A week of solid, blustery surf ahead (after the weekend)
Victorian Surf Forecast by Ben Matson (issued Friday July 19th)
Features of the Forecast (tl;dr)
- Small windy conditions west of Melbourne Sat AM, buiding windswell PM
- Small building groundswell Sun west of Melbourne with gusty offshores
- Solid surf Mon/Tues with good conditions west of Melbourne and small waves inside Western Port
- Easing but still decent surf west of Melbourne Wed thru' Sun
Recap
Easing short period waves on Thursday morning were accompanied by abating onshore winds, with a small long period groundswell built through the afternoon to 2-3ft west of Torquay. Size has slowly eased this morning from 2ft+ here, with bigger but wind affected waves east of Melbourne (though some parts of the MP have seen windows of workable conditions, per the image below from mid-morning).
This weekend (Jul 20 - 21)
I remain unconvinced as to the weekend’s surf potential, relative to the vigorous storm track in the Southern Ocean.
Right now the head of the storm track is pushing through the upper Bight, just north of Victoria’s western swell window - which itself is only favourable for major size at locations east of Melbourne. Anywhere west of Melbourne will see heavily attenuated wave heights thanks the shadowing effects of Cape Otway.
These are all valid considerations, given that local winds will remain gusty from the western quadrant both days. Strengthening W/NW winds tonight will swing gale force W’ly through the early/mid morning, tending SW around lunchtime. As such only early morning will offer a window of clean (if very blustery) conditions west of Torquay and with no major new groundswell in the water, surf size will be very small. Building windswells are expected in the lee of the change, and quality will be low.
East of Melbourne will be a write-off all day.
Sunday looks much better west of Torquay as winds straight back up from the NW as another front approaches from the west, and we should start to see some new W’ly swell push through Bass Strait, however I’m expecting much smaller size here relative to what we’ll see at the Cape Sorell buoy. 2ft sets early on, 3ft sets into the afternoon seems to be a reasonable ballpark given the low confidence under such a steeply west swell direction. Of course, there is potential for more size, but I'm just not game enough to go out on a limb as these westerly patterns more often fail to deliver, than surprise with unexpected size.
East of Melbourne will remain poor with not enough size for Western Port, and blown out conditions elsewhere.
Next week (Jul 22 onwards)
Still no major changes to the outlook for early next week.
Monday and Tuesday are looking best for the Surf Coast with fresh NW winds and building W/SW swells that should probably reach 3-4ft at most locations but may occasionally show bigger sets (5-6ft) at the regional swell magnets.

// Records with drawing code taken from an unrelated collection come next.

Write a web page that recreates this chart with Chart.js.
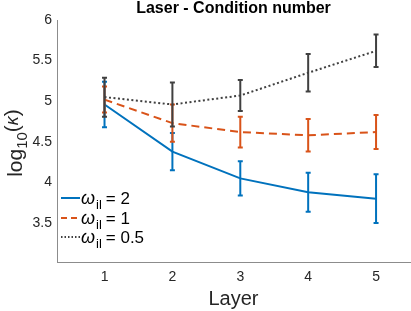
<!DOCTYPE html>
<html>
<head>
<meta charset="utf-8">
<script src="https://cdn.jsdelivr.net/npm/chart.js@4.4.1/dist/chart.umd.min.js"></script>
<style>
  body { margin: 0; background: #fff; }
  #wrap { width: 411px; height: 311px; }
</style>
</head>
<body>
<div id="wrap"><canvas id="chart" width="411" height="311"></canvas></div>
<script>
// values
const layers = [1, 2, 3, 4, 5];
const w2Mean = [4.96, 4.38, 4.05, 3.88, 3.80];
const w2Err = [0.28, 0.23, 0.21, 0.24, 0.30];
const w1Mean = [5.02, 4.73, 4.62, 4.58, 4.62];
const w1Err = [0.16, 0.23, 0.19, 0.20, 0.21];
const w05Mean = [5.05, 4.96, 5.07, 5.35, 5.62];
const w05Err = [0.24, 0.27, 0.19, 0.23, 0.20];
const yTicks = [3.5, 4, 4.5, 5, 5.5, 6];
const legendLabels = ['2', '1', '0.5'];
const titleText = 'Laser - Condition number';

const blue = '#0072BD';
const orange = '#D95319';
const gray = '#404040';
const textColor = '#262626';
const fam = '"Liberation Sans", Arial, sans-serif';

function pts(means) {
  return layers.map((l, i) => ({ x: l, y: means[i] }));
}

// error bars, drawn right after each dataset so overlap order stays the same
const errorBars = {
  id: 'errorBars',
  afterDatasetDraw(chart, args) {
    const ds = chart.data.datasets[args.index];
    const yScale = chart.scales.y;
    const ctx = chart.ctx;
    ctx.save();
    ctx.strokeStyle = ds.borderColor;
    ctx.lineWidth = 2;
    ctx.setLineDash([]);
    args.meta.data.forEach((pt, i) => {
      const m = ds.data[i].y;
      const top = yScale.getPixelForValue(m + ds.err[i]);
      const bot = yScale.getPixelForValue(m - ds.err[i]);
      ctx.beginPath();
      ctx.moveTo(pt.x, top);
      ctx.lineTo(pt.x, bot);
      ctx.moveTo(pt.x - 2.5, top);
      ctx.lineTo(pt.x + 2.5, top);
      ctx.moveTo(pt.x - 2.5, bot);
      ctx.lineTo(pt.x + 2.5, bot);
      ctx.stroke();
    });
    ctx.restore();
  }
};

// title over the plot area, y title with subscript, legend with ω_il labels
const extras = {
  id: 'extras',
  afterDraw(chart) {
    const ctx = chart.ctx;
    const area = chart.chartArea;
    ctx.save();

    // title, centred on the axes like the original
    ctx.fillStyle = '#000';
    ctx.font = 'bold 16px ' + fam;
    ctx.textAlign = 'center';
    ctx.textBaseline = 'middle';
    ctx.fillText(titleText, (area.left + area.right) / 2, 9);
    ctx.textAlign = 'left';
    ctx.textBaseline = 'alphabetic';

    // y axis title
    ctx.fillStyle = textColor;
    const big = '21px ' + fam;
    const small = '15px ' + fam;
    ctx.font = big;
    const wLog = ctx.measureText('log').width;
    const wPar = ctx.measureText('()').width;
    ctx.font = small;
    const wSub = ctx.measureText('10').width;
    ctx.font = 'italic 18px ' + fam;
    const wK = ctx.measureText('κ').width;
    const total = wLog + wSub + wPar + wK;
    ctx.translate(22, (area.top + area.bottom) / 2 + 2);
    ctx.rotate(-Math.PI / 2);
    let x = -total / 2;
    ctx.font = big;
    ctx.fillText('log', x, 0);
    x += wLog;
    ctx.font = small;
    ctx.fillText('10', x, 5);
    x += wSub;
    ctx.font = big;
    ctx.fillText('(', x, -3);
    x += ctx.measureText('(').width;
    ctx.font = 'italic 18px ' + fam;
    ctx.fillText('κ', x, -4);
    x += wK;
    ctx.font = big;
    ctx.fillText(')', x, -3);
    ctx.setTransform(1, 0, 0, 1, 0, 0);

    // legend
    const rows = [198, 218, 237];
    const styles = [
      { color: blue, dash: [] },
      { color: orange, dash: [6, 4] },
      { color: gray, dash: [1.5, 2] }
    ];
    rows.forEach((ry, i) => {
      ctx.strokeStyle = styles[i].color;
      ctx.lineWidth = 2;
      ctx.setLineDash(styles[i].dash);
      ctx.beginPath();
      ctx.moveTo(61, ry);
      ctx.lineTo(80, ry);
      ctx.stroke();
      ctx.setLineDash([]);
      ctx.fillStyle = '#000';
      let lx = 81;
      const base = ry + 6;
      ctx.font = 'italic 18px ' + fam;
      ctx.fillText('ω', lx, base);
      lx += ctx.measureText('ω').width + 1;
      ctx.font = '13px ' + fam;
      ctx.fillText('il', lx, base + 5);
      lx += ctx.measureText('il').width + 4;
      ctx.font = '17px ' + fam;
      ctx.fillText('= ' + legendLabels[i], lx, base);
    });
    ctx.restore();
  }
};

const ctx = document.getElementById('chart').getContext('2d');
new Chart(ctx, {
  type: 'line',
  data: {
    datasets: [
      {
        label: 'w2', data: pts(w2Mean), err: w2Err, order: 3,
        borderColor: blue, borderWidth: 2, pointRadius: 0, fill: false, tension: 0
      },
      {
        label: 'w1', data: pts(w1Mean), err: w1Err, order: 2,
        borderColor: orange, borderWidth: 2, borderDash: [8, 5], pointRadius: 0, fill: false, tension: 0
      },
      {
        label: 'w05', data: pts(w05Mean), err: w05Err, order: 1,
        borderColor: gray, borderWidth: 2, borderDash: [2, 2.5], pointRadius: 0, fill: false, tension: 0
      }
    ]
  },
  options: {
    responsive: false,
    animation: false,
    layout: { padding: { left: 0, right: 1, top: 20, bottom: 0 } },
    plugins: {
      legend: { display: false },
      tooltip: { enabled: false },
      title: { display: false }
    },
    scales: {
      x: {
        type: 'linear',
        min: 0.3,
        max: 5.5,
        afterBuildTicks: s => { s.ticks = layers.map(v => ({ value: v })); },
        afterFit: s => { s.height = 49; },
        grid: { display: false, drawTicks: false },
        border: { display: true, color: '#8c8c8c', width: 1 },
        ticks: {
          color: textColor, padding: 7,
          font: { family: fam, size: 14 }
        },
        title: {
          display: true, text: 'Layer', color: textColor,
          font: { family: fam, size: 20 },
          padding: { top: 0, bottom: 0 }
        }
      },
      y: {
        min: 3.02,
        max: 6,
        afterBuildTicks: s => { s.ticks = yTicks.map(v => ({ value: v })); },
        afterFit: s => { s.width = 57; },
        grid: { display: false, drawTicks: false },
        border: { display: true, color: '#8c8c8c', width: 1 },
        ticks: {
          color: textColor, padding: 5,
          font: { family: fam, size: 14 },
          callback: v => String(v)
        }
      }
    }
  },
  plugins: [errorBars, extras]
});
</script>
</body>
</html>
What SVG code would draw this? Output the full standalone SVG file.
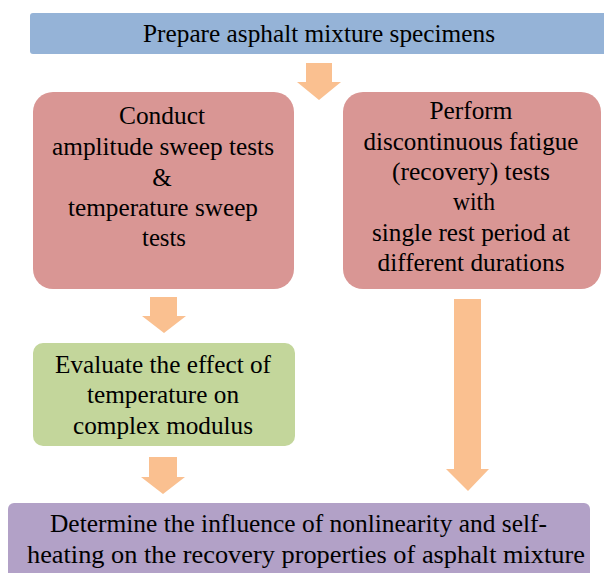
<svg xmlns="http://www.w3.org/2000/svg" width="604" height="573" viewBox="0 0 604 573">
<style>
.t{font-family:'Liberation Serif','Times New Roman',serif;font-size:25px;fill:#000;text-anchor:middle}
.arr{fill:#FAC090}
</style>
<rect width="604" height="573" fill="#fff"/>
<g id="connectors">
<polygon class="arr" points="306,63 332,63 332,82 341,82 319,100 297,82 306,82"/>
<polygon class="arr" points="150,297 177,297 177,316 186,316 164,333 142,316 150,316"/>
<polygon class="arr" points="149,457 177,457 177,477 185,477 163,494 141,477 149,477"/>
<polygon class="arr" points="454,299 481,299 481,469 489,469 468,491 446,469 454,469"/>
</g>
<g id="prepare" class="t">
<rect x="30" y="13" width="580" height="41" rx="3" fill="#95B3D7"/>
<text x="319" y="42" textLength="352" lengthAdjust="spacingAndGlyphs">Prepare asphalt mixture specimens</text>
</g>
<g id="conduct" class="t">
<rect x="33" y="92" width="261" height="197" rx="20" fill="#D99694"/>
<text x="162" y="124" textLength="86" lengthAdjust="spacingAndGlyphs">Conduct</text>
<text x="163" y="155" textLength="222" lengthAdjust="spacingAndGlyphs">amplitude sweep tests</text>
<text x="162" y="186">&amp;</text>
<text x="163" y="216" textLength="190" lengthAdjust="spacingAndGlyphs">temperature sweep</text>
<text x="164" y="246" textLength="44" lengthAdjust="spacingAndGlyphs">tests</text>
</g>
<g id="perform" class="t">
<rect x="343" y="92" width="258" height="197" rx="20" fill="#D99694"/>
<text x="471" y="119" textLength="83" lengthAdjust="spacingAndGlyphs">Perform</text>
<text x="471" y="150" textLength="215" lengthAdjust="spacingAndGlyphs">discontinuous fatigue</text>
<text x="471" y="180" textLength="158" lengthAdjust="spacingAndGlyphs">(recovery) tests</text>
<text x="474" y="210" textLength="42" lengthAdjust="spacingAndGlyphs">with</text>
<text x="471" y="241" textLength="198" lengthAdjust="spacingAndGlyphs">single rest period at</text>
<text x="471" y="271" textLength="187" lengthAdjust="spacingAndGlyphs">different durations</text>
</g>
<g id="evaluate" class="t">
<rect x="33" y="343" width="262" height="103" rx="10" fill="#C3D69B"/>
<text x="163" y="373" textLength="216" lengthAdjust="spacingAndGlyphs">Evaluate the effect of</text>
<text x="163" y="403" textLength="152" lengthAdjust="spacingAndGlyphs">temperature on</text>
<text x="163" y="434" textLength="180" lengthAdjust="spacingAndGlyphs">complex modulus</text>
</g>
<g id="determine" class="t">
<rect x="8" y="503" width="582" height="80" rx="6" fill="#B2A1C7"/>
<text x="298.5" y="532" textLength="497" lengthAdjust="spacingAndGlyphs">Determine the influence of nonlinearity and self-</text>
<text x="306" y="563" textLength="558" lengthAdjust="spacingAndGlyphs">heating on the recovery properties of asphalt mixture</text>
</g>
</svg>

As discussed in Wednesday’s notes, the source of this energy is a large multi-centered low pressure system occupying the majority of the Southern Ocean below the continent, but it has a number of fetches that are disjointed, and its overall alignment is quite westerly which will limit surf surf size (compared to a system positioned closer to Tasmania, and with a better SW/NE alignment).
Wave heights will likely peak Monday afternoon (so, it may be undersized early) before easing slowly through Tuesday, levelling out in the 3ft+ range west of Torquay on Wednesday. Another pulse of W/SW swell will then fill in on Thursday afternoon, bumping up size back into the 3-4ft range for the afternoon and Friday.
In fact next weekend looks like it’ll maintain this wintry trend with similarly gusty NW conditions and moderate W/SW groundswells throughout the state. So, excluding this coming Sunday, that’s likely a full seven days of quality surf west from Melbourne to pick and choose from, though Monday and Tuesday will have the most size.
East of Melbourne should produce small waves inside Western Port at the peak of the swell Mon/Tues but will otherwise be undersized here for the rest of the forecast period, and a windblown mess elsewhere.
Have a great weekend!
Comments
7 days of quality surf ! What is that?
Something we're almost sick of on the East Coast.
Wash your mouth out.
Never!
Haha
To be fair, it's nice to have a few small days to rest the limbs, fix dings etc.
Go hard Benny!
It’s great at the moment because some people have a rest while others get great waves uncrowded.
The forecast of a week of mainly NW winds and swell is music to the ears of all Surf Coast surfers, Ben. Thanks.
Winter wonderland :)
All of the swell energy at Cape Sorell is (slightly) north of west, which explains the small, slow conditions in TQ this morning.
Was slow today but ended up having a very fun session on the SC. Some of the longboard comp contestants were out as well and wow seeing them in person is insane. The read they have on the waves is insane.
Good long fun sessions were there today, with the right board. AW
Also, how’s the cliff collapse in front of Jarosite? Must have happened in the last week - serious bit of dirt has moved.